O advogado Rodrigo Marinho explicou que as leis sempre restringem e devem ser medidas não pela intenção, mas pelos resultados. Ele trouxe o exemplo da Lei de Acesso à Informação, de 2011, na qual está previsto o sigilo de 100 anos sobre determinados documentos. Para o jurista cearense, uma legislação sobre fake news, apesar de, aparentemente, visar o combate à mentira, teria como objetivo disfarçado a censura prévia.


Marinho acrescentou que a principal forma de se fazer campanha política hoje em dia não é mais pelos meios de comunicação tradicional, mas pelas plataformas digitais. Na opinião do advogado do Partido Novo, as redes sociais quebraram a centralização da informação, pois diminuíram o poder dos poucos grupos que a detinham e ampliaram a liberdade de expressão dos cidadãos. Ele enxerga a regulação das mídias em geral como uma maneira de silenciar adversários e selecionar quem pode e quem não pode falar.
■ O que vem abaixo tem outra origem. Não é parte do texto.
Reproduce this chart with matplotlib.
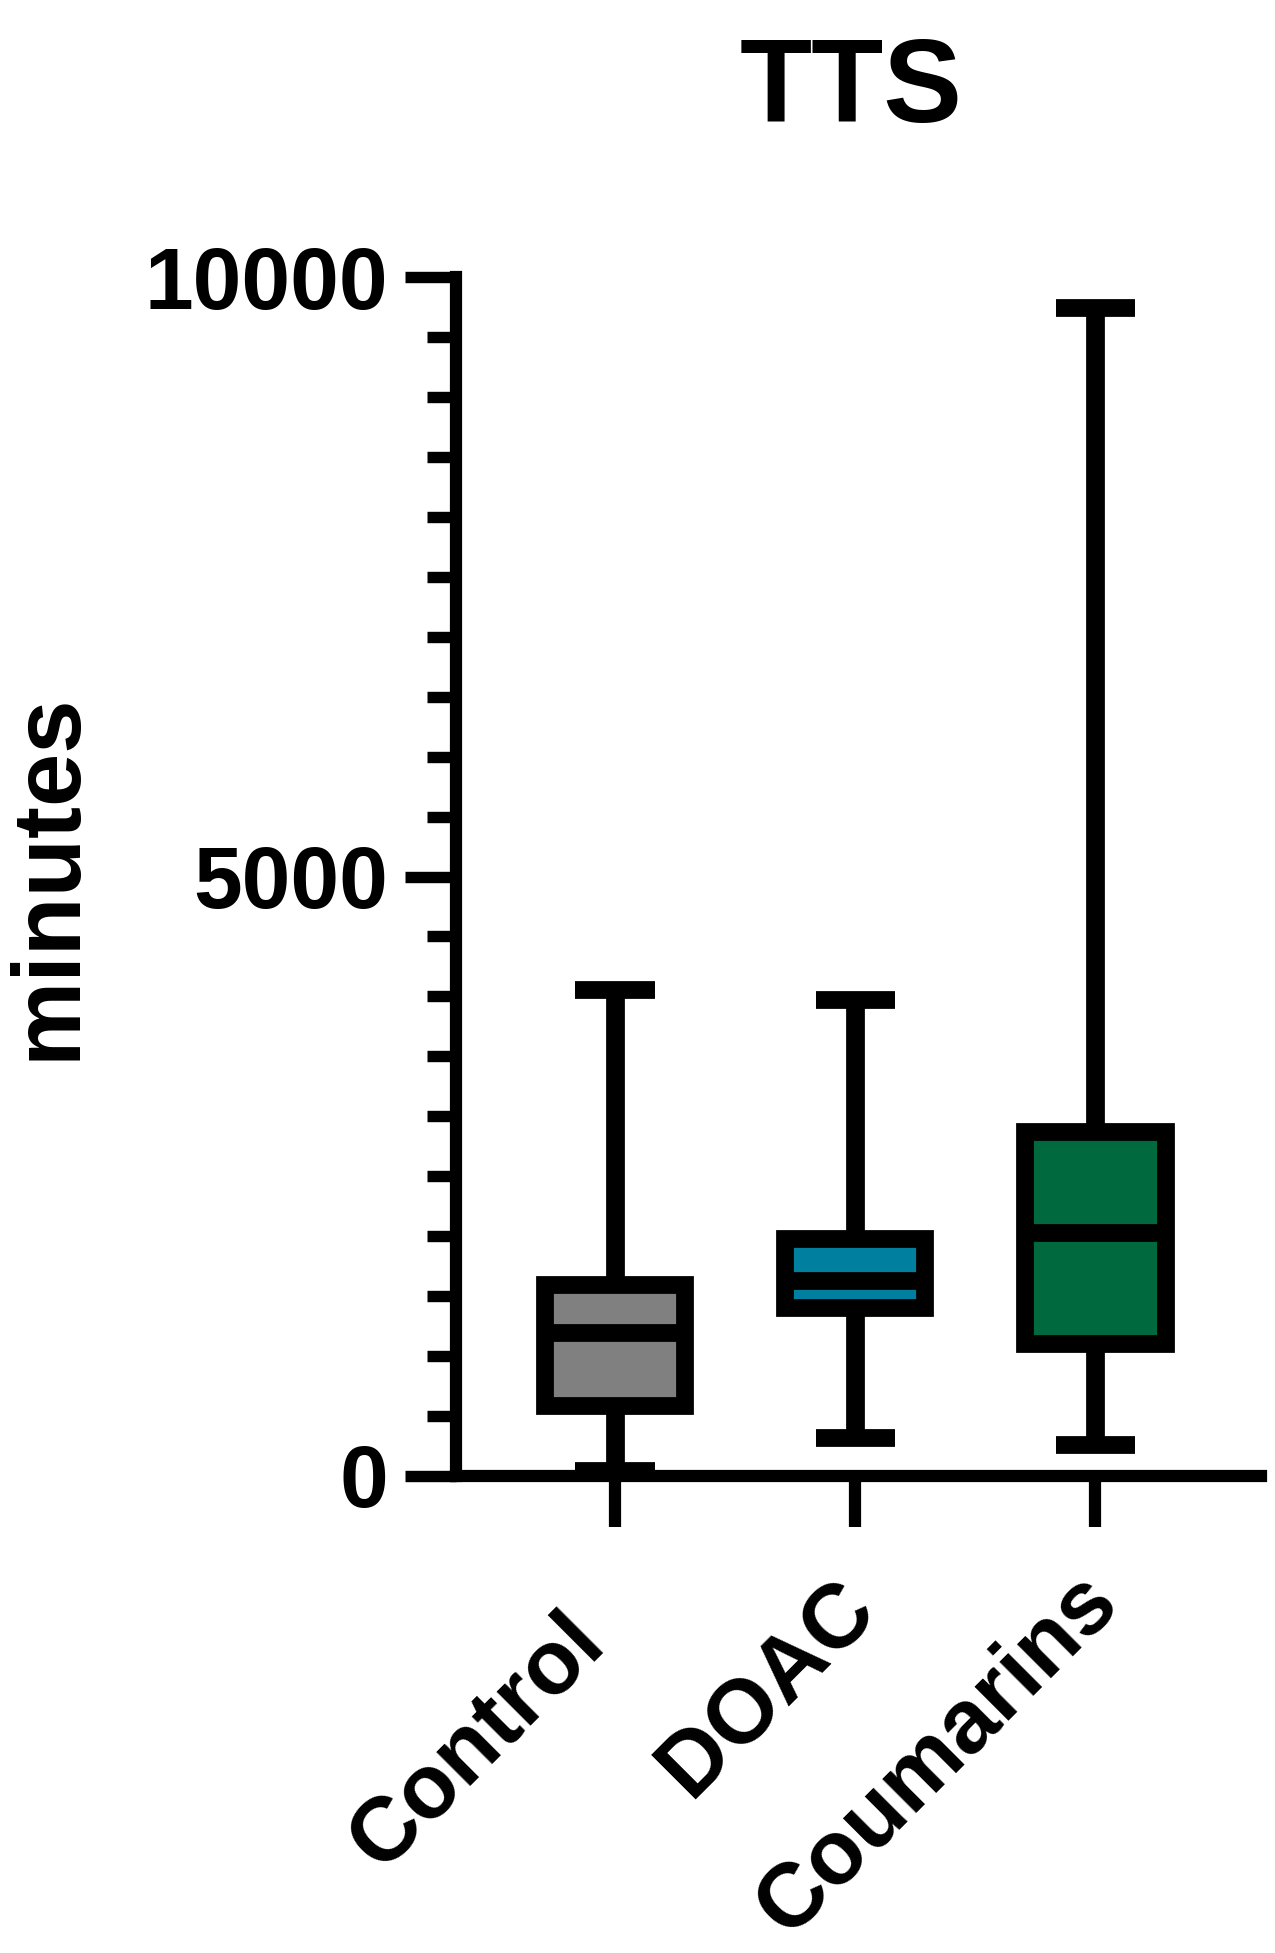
import matplotlib
matplotlib.use("Agg")
import matplotlib.pyplot as plt
from matplotlib.ticker import MultipleLocator
from matplotlib.transforms import ScaledTranslation

# box plot summary values (minutes)
groups = ["Control", "DOAC", "Coumarins"]
medians = [1190, 1625, 2030]
q1 = [585, 1400, 1105]
q3 = [1595, 1980, 2865]
whisker_low = [40, 320, 260]
whisker_high = [4050, 3970, 9740]
box_colors = ["#808080", "#007f9e", "#00693e"]

plt.rcParams['font.family'] = ['Liberation Sans', 'DejaVu Sans']
plt.rcParams['font.weight'] = 'bold'

W, H = 1275, 1953
fig = plt.figure(figsize=(W / 100, H / 100), dpi=100)
ax = fig.add_axes([456 / W, 477 / H, 805 / W, 1199 / H])

stats = []
for g, m, a, b, lo, hi in zip(groups, medians, q1, q3, whisker_low, whisker_high):
    stats.append(dict(label=g, med=m, q1=a, q3=b, whislo=lo, whishi=hi))

lw = 12.8
bp = ax.bxp(stats, positions=[1, 2, 3], widths=0.585, capwidths=0.33,
            patch_artist=True, showfliers=False, manage_ticks=False,
            boxprops=dict(linewidth=lw, edgecolor='black'),
            whiskerprops=dict(linewidth=13.5, color='black', solid_capstyle='butt'),
            capprops=dict(linewidth=lw, color='black', solid_capstyle='butt'),
            medianprops=dict(linewidth=lw, color='black', solid_capstyle='butt'))
for patch, c in zip(bp['boxes'], box_colors):
    patch.set_facecolor(c)
for key in ['boxes', 'whiskers', 'caps', 'medians']:
    for art in bp[key]:
        art.set_clip_on(False)

ax.set_xlim(0.3375, 3.69)
ax.set_ylim(0, 10000)

for s in ['top', 'right']:
    ax.spines[s].set_visible(False)
for s in ['left', 'bottom']:
    ax.spines[s].set_linewidth(8.8)

ax.set_yticks([0, 5000, 10000])
ax.yaxis.set_minor_locator(MultipleLocator(500))
ax.tick_params(axis='y', which='major', length=36.7, width=8.2, labelsize=63, pad=12)
ax.tick_params(axis='y', which='minor', length=21, width=8.2)

ax.set_xticks([1, 2, 3])
ax.set_xticklabels(groups, fontsize=65, rotation=45, ha='right', va='baseline',
                   rotation_mode='anchor')
ax.tick_params(axis='x', which='major', length=36.7, width=8.8, pad=60.5)

# nudge rotated labels (pixels)
shifts = [(-8, -34), (23, 0), (26, 6)]
for lab, (dx, dy) in zip(ax.get_xticklabels(), shifts):
    lab.set_transform(lab.get_transform() + ScaledTranslation(dx / 100, dy / 100, fig.dpi_scale_trans))

fig.text(50 / W, 1 - 876 / H, 'minutes', rotation=90, ha='center', va='center', fontsize=69)
fig.text(851 / W, 1 - 122 / H, 'TTS', ha='center', va='baseline', fontsize=85)

fig.savefig('out.png', dpi=100)
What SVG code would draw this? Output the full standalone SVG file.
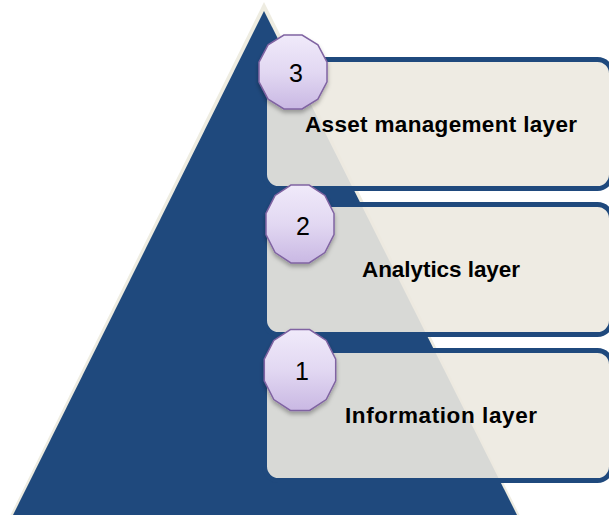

– Pela primeira vez na História, nós estamos tendo pequenos indivíduos com muito poder em plataformas, com muita informação, com um mega fone muito grande, e isso é visto como ameaça, e não como algo positivo. Se há algo benéfico à democracia, são as redes sociais. São as possibilidades de os indivíduos falarem, se manifestarem, e ao mesmo tempo, é ter sempre o idiota, como sempre teve e sempre terá. A liberdade de expressão é você ouvir o idiota, é ouvir exatamente aquilo que você acha repugnante.